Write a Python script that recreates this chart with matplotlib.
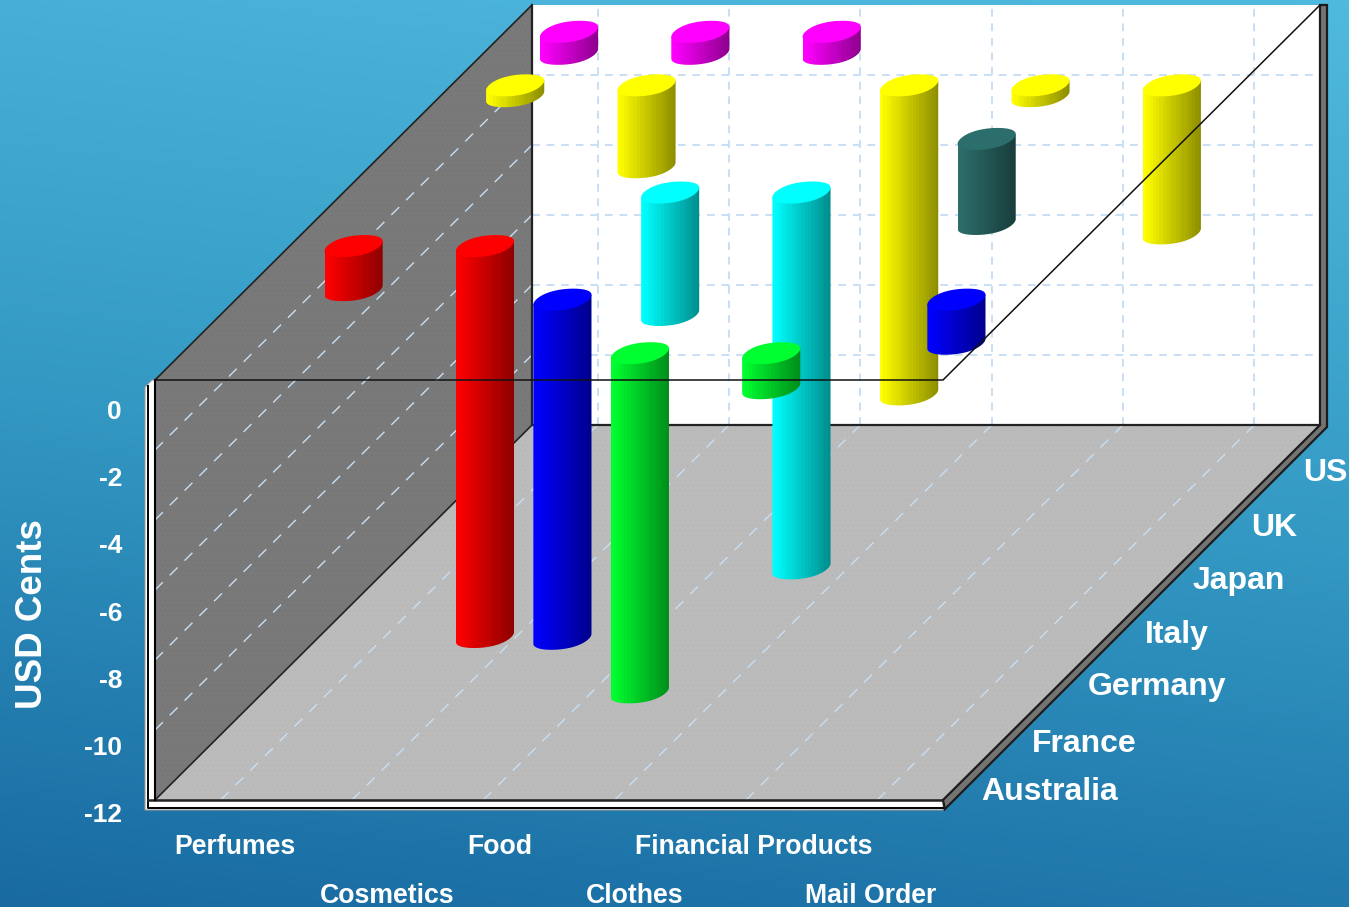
import matplotlib
matplotlib.use("Agg")
import matplotlib.pyplot as plt
from matplotlib.colors import LinearSegmentedColormap
from matplotlib.patches import Polygon
import numpy as np

plt.rcParams['font.family'] = ['Liberation Sans', 'DejaVu Sans']

W, H = 1349, 907

categories = ["Perfumes", "Cosmetics", "Food", "Clothes", "Financial Products", "Mail Order"]
countries = ["Australia", "France", "Germany", "Italy", "Japan", "UK", "US"]
y_ticks = [0, -2, -4, -6, -8, -10, -12]

# USD cents per category, 0 means no bar
australia = [0, 0, 0, -9.69, -1.0, 0]
france = [0, 0, -9.69, 0, 0, -1.26]
germany = [-1.26, -11.17, 0, 0, 0, 0]
italy = [0, 0, -3.5, -10.74, 0, 0]
japan = [0, 0, 0, 0, -2.43, 0]
uk = [-0.31, -2.34, 0, -8.83, -0.31, -4.23]
us = [-0.63, -0.63, -0.63, 0, 0, 0]
series = [australia, france, germany, italy, japan, uk, us]
series_colors = ["#00ff30", "#0000ff", "#ff0000", "#00ffff", "#2c6e6b", "#ffff00", "#ff00ff"]

# oblique projection of the plot box, in figure pixels
X0, X1 = 155, 943
Y_TOP, Y_BOT = 380, 800
DX, DY = 377, 375
CAT_W = (X1 - X0) / len(categories)
UNIT = (Y_BOT - Y_TOP) / 12


def project(cat, row, value):
    x = X0 + cat * CAT_W + row * DX / len(countries)
    y = Y_TOP - row * DY / len(countries) - value * UNIT
    return x, y


fig = plt.figure(figsize=(W / 100, H / 100), dpi=100)
ax = fig.add_axes([0, 0, 1, 1])
ax.axis("off")

# background gradient, tilted slightly
xx, yy = np.meshgrid(np.arange(W), np.arange(H))
bg_cmap = LinearSegmentedColormap.from_list("bg", ["#50b9de", "#349ac4", "#186aa1"])
ax.imshow((yy - 0.12 * xx + 160) / (H + 160), cmap=bg_cmap, vmin=0, vmax=1,
          extent=(0, W, H, 0), aspect="auto", zorder=0)


def textured(verts, base, dot, zorder):
    # dithered grey fill clipped to a polygon
    tex = np.full((H, W), base, dtype=float)
    mask = ((xx % 5 == 0) & (yy % 10 == 0)) | ((xx % 5 == 2) & (yy % 10 == 5))
    tex[mask] = dot
    im = ax.imshow(tex, cmap="gray", vmin=0, vmax=255, extent=(0, W, H, 0),
                   aspect="auto", zorder=zorder, interpolation="nearest")
    im.set_clip_path(Polygon(verts, transform=ax.transData))


# back wall, left wall and floor
ax.add_patch(Polygon([project(0, 7, 0), project(6, 7, 0), project(6, 7, -12), project(0, 7, -12)],
                     fc="white", ec="none", zorder=1))
textured([project(0, 0, 0), project(0, 7, 0), project(0, 7, -12), project(0, 0, -12)], 122, 112, 1)
textured([project(0, 0, -12), project(0, 7, -12), project(6, 7, -12), project(6, 0, -12)], 187, 176, 1)

# grid lines
grid_color = "#c9dff3"
back = dict(color=grid_color, lw=1.4, zorder=2, dash_capstyle="butt", dashes=(4, 3.5))
side = dict(color=grid_color, lw=1.0, zorder=2, dash_capstyle="butt", dashes=(8, 7))
for v in y_ticks[1:-1]:
    a, b, c = project(0, 0, v), project(0, 7, v), project(6, 7, v)
    ax.plot([a[0], b[0]], [a[1], b[1]], **side)
    ax.plot([b[0], c[0]], [b[1], c[1]], **back)
for i in range(len(categories)):
    a, b, c = project(i + 0.5, 0, -12), project(i + 0.5, 7, -12), project(i + 0.5, 7, 0)
    ax.plot([a[0], b[0]], [a[1], b[1]], **side)
    ax.plot([b[0], c[0]], [b[1], c[1]], **back)

# white strips along the front of the box
ax.add_patch(Polygon([(145, 810), (145, 387), (152, 380), (155, 380), (155, 800), (943, 800), (943, 810)],
                     fc="white", ec="#9a9a9a", lw=0.8, zorder=3))
ax.plot([148, 148, 943], [386, 808, 808], color="black", lw=1.4, zorder=3)
ax.plot([148, 943], [800, 800], color="#222222", lw=1.8, zorder=3)

# grey strips along the right side and the back edge
right_strip = [(943, 800), project(6, 7, -12), (1320, 5), (1327, 5), (1327, 427), (945, 809)]
ax.add_patch(Polygon(right_strip, fc="#747474", ec="#1c1c1c", lw=1.6, zorder=3))
ax.plot(*zip(project(0, 7, 0), project(0, 7, -12), project(6, 7, -12)), color="#222222", lw=1.6, zorder=3)
ax.plot(*zip(project(0, 0, 0), project(0, 7, 0)), color="#222222", lw=1.2, zorder=3)
ax.plot(*zip(project(0, 0, -12), project(0, 7, -12)), color="#222222", lw=1.2, zorder=3)
ax.plot(*zip(project(0, 0, 0), project(0, 0, -12)), color="black", lw=1.5, zorder=3)

# cylinders, furthest row first
RX, RY = 26.4, 11.0
BAR_SHIFT = -1.7
RING_N = 160
ring_t = np.linspace(0, 2 * np.pi, RING_N, endpoint=False)
# slightly squared ring, sheared along the depth axis
ring_u = (np.cos(ring_t) - 0.015 * np.cos(3 * ring_t)) / 0.985
ring_v = (np.sin(ring_t) + 0.015 * np.sin(3 * ring_t)) / 0.985
ring_x = RX * ring_u + RY * ring_v
ring_y = -RY * ring_v


def draw_cylinder(cx, top, bottom, color, zorder):
    left, right = np.argmin(ring_x), np.argmax(ring_x)
    lower = np.arange(left, right + RING_N + 1) % RING_N
    outline = list(zip(cx + ring_x[lower], bottom + ring_y[lower]))
    outline += [(cx + ring_x[right], top + ring_y[right]), (cx + ring_x[left], top + ring_y[left])]

    rgb = np.array(matplotlib.colors.to_rgb(color))
    shade = np.linspace(1.0, 0.56, 18)[None, :, None]
    half = ring_x.max()
    im = ax.imshow(rgb[None, None, :] * shade,
                   extent=(cx - half, cx + half, bottom + 15, top - 15),
                   aspect="auto", zorder=zorder, interpolation="nearest")
    im.set_clip_path(Polygon(outline, transform=ax.transData))

    ax.add_patch(Polygon(list(zip(cx + ring_x, top + ring_y)), fc=color, ec="none", zorder=zorder + 0.5))


z = 4
for row in range(len(countries) - 1, -1, -1):
    for cat, value in enumerate(series[row]):
        if value == 0:
            continue
        cx, top = project(cat + 0.5, row + 0.5, 0)
        _, bottom = project(cat + 0.5, row + 0.5, value)
        draw_cylinder(cx + BAR_SHIFT, top, bottom, series_colors[row], z)
        z += 1

# thin outline of the zero plane over the bars
ax.plot(*zip(project(0, 0, 0), project(6, 0, 0), project(6, 7, 0)), color="#111111", lw=1.1, zorder=z)

# text
label = dict(color="white", fontweight="bold", zorder=z + 1)
for v in y_ticks:
    ax.text(122, 412 - v * 33.6, str(v), ha="right", va="center", fontsize=19, **label)
ax.text(33, 614, "USD Cents", rotation=90, ha="center", va="center", fontsize=26.5, **label)

cat_label_x = [235, 387, 500, 635, 754, 871]
cat_label_y = [847, 896, 847, 896, 847, 896]
for name, x, y in zip(categories, cat_label_x, cat_label_y):
    ax.text(x, y, name, ha="center", va="center", fontsize=19.2, **label)

country_label_x = [981, 1032, 1088, 1145, 1193, 1251, 1303]
country_label_y = [792, 744, 687, 635, 581, 528, 473]
for name, x, y in zip(countries, country_label_x, country_label_y):
    ax.text(x, y, name, ha="left", va="center", fontsize=23, **label)

ax.set_xlim(0, W)
ax.set_ylim(H, 0)
fig.savefig("out.png", dpi=100)
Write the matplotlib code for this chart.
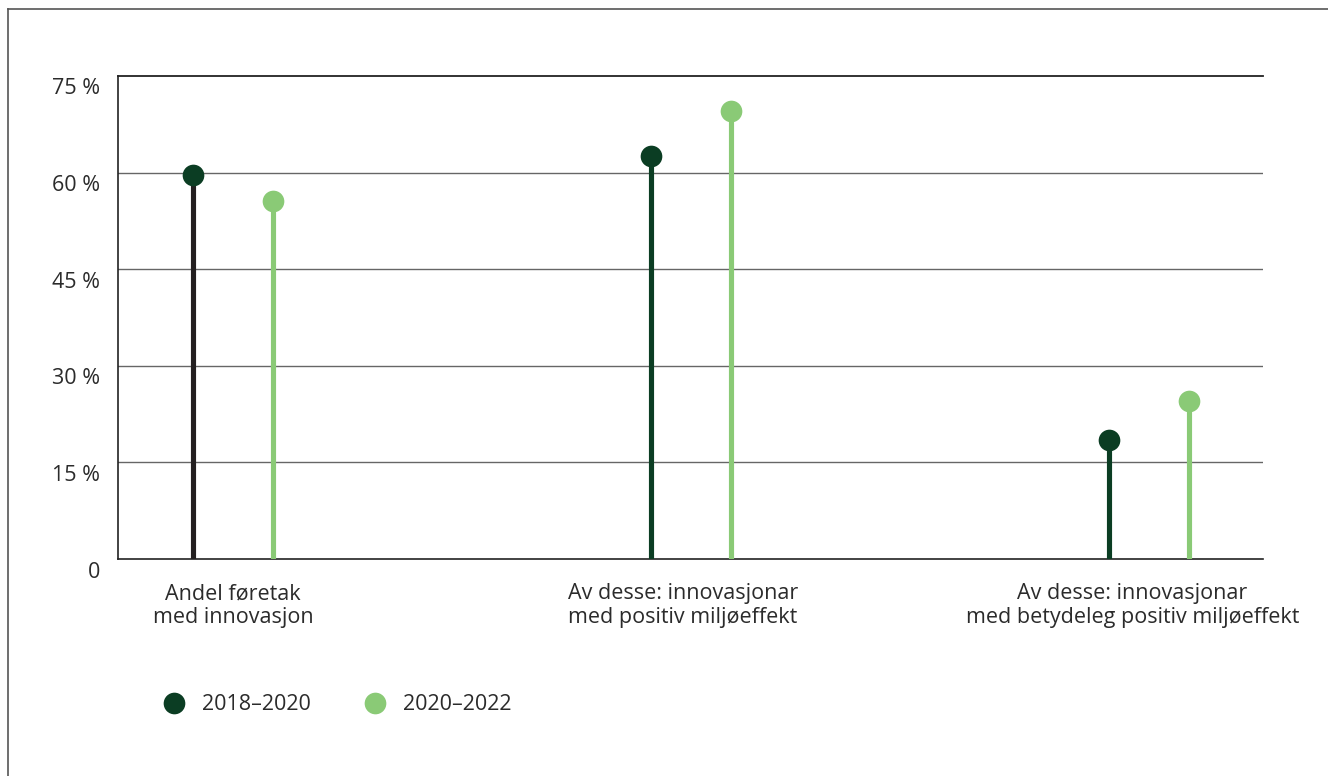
import matplotlib
matplotlib.use("Agg")
import matplotlib.pyplot as plt
import matplotlib.transforms as mtransforms
from matplotlib.lines import Line2D

plt.rcParams['font.family'] = ['Open Sans', 'DejaVu Sans']

# ---- data ----
categories = ["Andel føretak\nmed innovasjon",
              "Av desse: innovasjonar\nmed positiv miljøeffekt",
              "Av desse: innovasjonar\nmed betydeleg positiv miljøeffekt"]
series_names = ["2018–2020", "2020–2022"]
values_2018_2020 = [59.6, 62.6, 18.5]
values_2020_2022 = [55.6, 69.6, 24.5]
y_ticks = [0, 15, 30, 45, 60, 75]
y_tick_labels = ["0", "15 %", "30 %", "45 %", "60 %", "75 %"]

# ---- style ----
DARK = "#0b3d23"
LIGHT = "#8aca76"
STEM_DARK = ["#231f20", DARK, DARK]
TEXT = "#2b2b2b"
FS = 15.5

W, H = 1328, 776
fig = plt.figure(figsize=(W / 100, H / 100), dpi=100)
ax = fig.add_axes([118 / W, 1 - 559 / H, (1263 - 118) / W, (559 - 76) / H])

group_pos = [0, 1, 2]
off = 40 / 458
label_shift = [0.0, -0.018, -0.036]

x_dark = [g - off for g in group_pos]
x_light = [g + off for g in group_pos]

ax.vlines(x_dark, 0, values_2018_2020, colors=STEM_DARK, linewidth=3.7, zorder=3)
ax.vlines(x_light, 0, values_2020_2022, colors=LIGHT, linewidth=3.7, zorder=3)
ax.plot(x_dark, values_2018_2020, 'o', color=DARK, markersize=15.6, markeredgewidth=0, zorder=4)
ax.plot(x_light, values_2020_2022, 'o', color=LIGHT, markersize=15.6, markeredgewidth=0, zorder=4)

ax.set_xlim(-(233 - 118) / 458, (1263 - 233) / 458)
ax.set_ylim(0, 75)

# grid
for t in y_ticks[1:-1]:
    ax.axhline(t, color="#666666", linewidth=1.0, zorder=1)
ax.axhline(75, color="#222222", linewidth=1.3, zorder=1, clip_on=False)

for s in ["right", "top"]:
    ax.spines[s].set_visible(False)
ax.spines["left"].set_color("#222222")
ax.spines["bottom"].set_color("#222222")
ax.spines["left"].set_linewidth(1.2)
ax.spines["bottom"].set_linewidth(1.2)
ax.set_xticks([])
ax.set_yticks([])

# y tick labels (drawn slightly below the lines, as in reference)
ytr = ax.get_yaxis_transform() + mtransforms.ScaledTranslation(-18 / 100, -13 / 100, fig.dpi_scale_trans)
for t, lab in zip(y_ticks, y_tick_labels):
    ax.text(0, t, lab, transform=ytr, ha="right", va="center", fontsize=FS, color=TEXT)

# category labels
xtr = ax.get_xaxis_transform() + mtransforms.ScaledTranslation(0, -24 / 100, fig.dpi_scale_trans)
for g, sh, lab in zip(group_pos, label_shift, categories):
    ax.text(g + sh, 0, lab, transform=xtr, ha="center", va="top", fontsize=FS,
            color=TEXT, linespacing=1.2)

# legend
handles = [Line2D([], [], linestyle="none", marker="o", markersize=15.6, color=c, markeredgewidth=0)
           for c in (DARK, LIGHT)]
leg = fig.legend(handles, series_names, loc="center left",
                 bbox_to_anchor=(163.6 / W, 1 - 705 / H), ncol=2, frameon=False,
                 fontsize=FS, handlelength=1.0, handletextpad=0.8, columnspacing=2.45,
                 borderpad=0, borderaxespad=0)
for t in leg.get_texts():
    t.set_color(TEXT)

# outer frame (left and top edges)
fig.add_artist(Line2D([7.5 / W, 7.5 / W], [0, 1 - 9 / H], transform=fig.transFigure,
                      color="#555555", linewidth=1.2))
fig.add_artist(Line2D([7.5 / W, 1], [1 - 9 / H, 1 - 9 / H], transform=fig.transFigure,
                      color="#555555", linewidth=1.2))

fig.savefig("out.png", dpi=100)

▸ **Exercise**
Reproduce the material above exactly, first line through the line that contains "y_ticks = [0, -2, -4, -6, -8, -10, -12]", minus the pictures.

▸ **The completed task**
Write a Python script that recreates this chart with matplotlib.
import matplotlib
matplotlib.use("Agg")
import matplotlib.pyplot as plt
from matplotlib.colors import LinearSegmentedColormap
from matplotlib.patches import Polygon
import numpy as np

plt.rcParams['font.family'] = ['Liberation Sans', 'DejaVu Sans']

W, H = 1349, 907

categories = ["Perfumes", "Cosmetics", "Food", "Clothes", "Financial Products", "Mail Order"]
countries = ["Australia", "France", "Germany", "Italy", "Japan", "UK", "US"]
y_ticks = [0, -2, -4, -6, -8, -10, -12]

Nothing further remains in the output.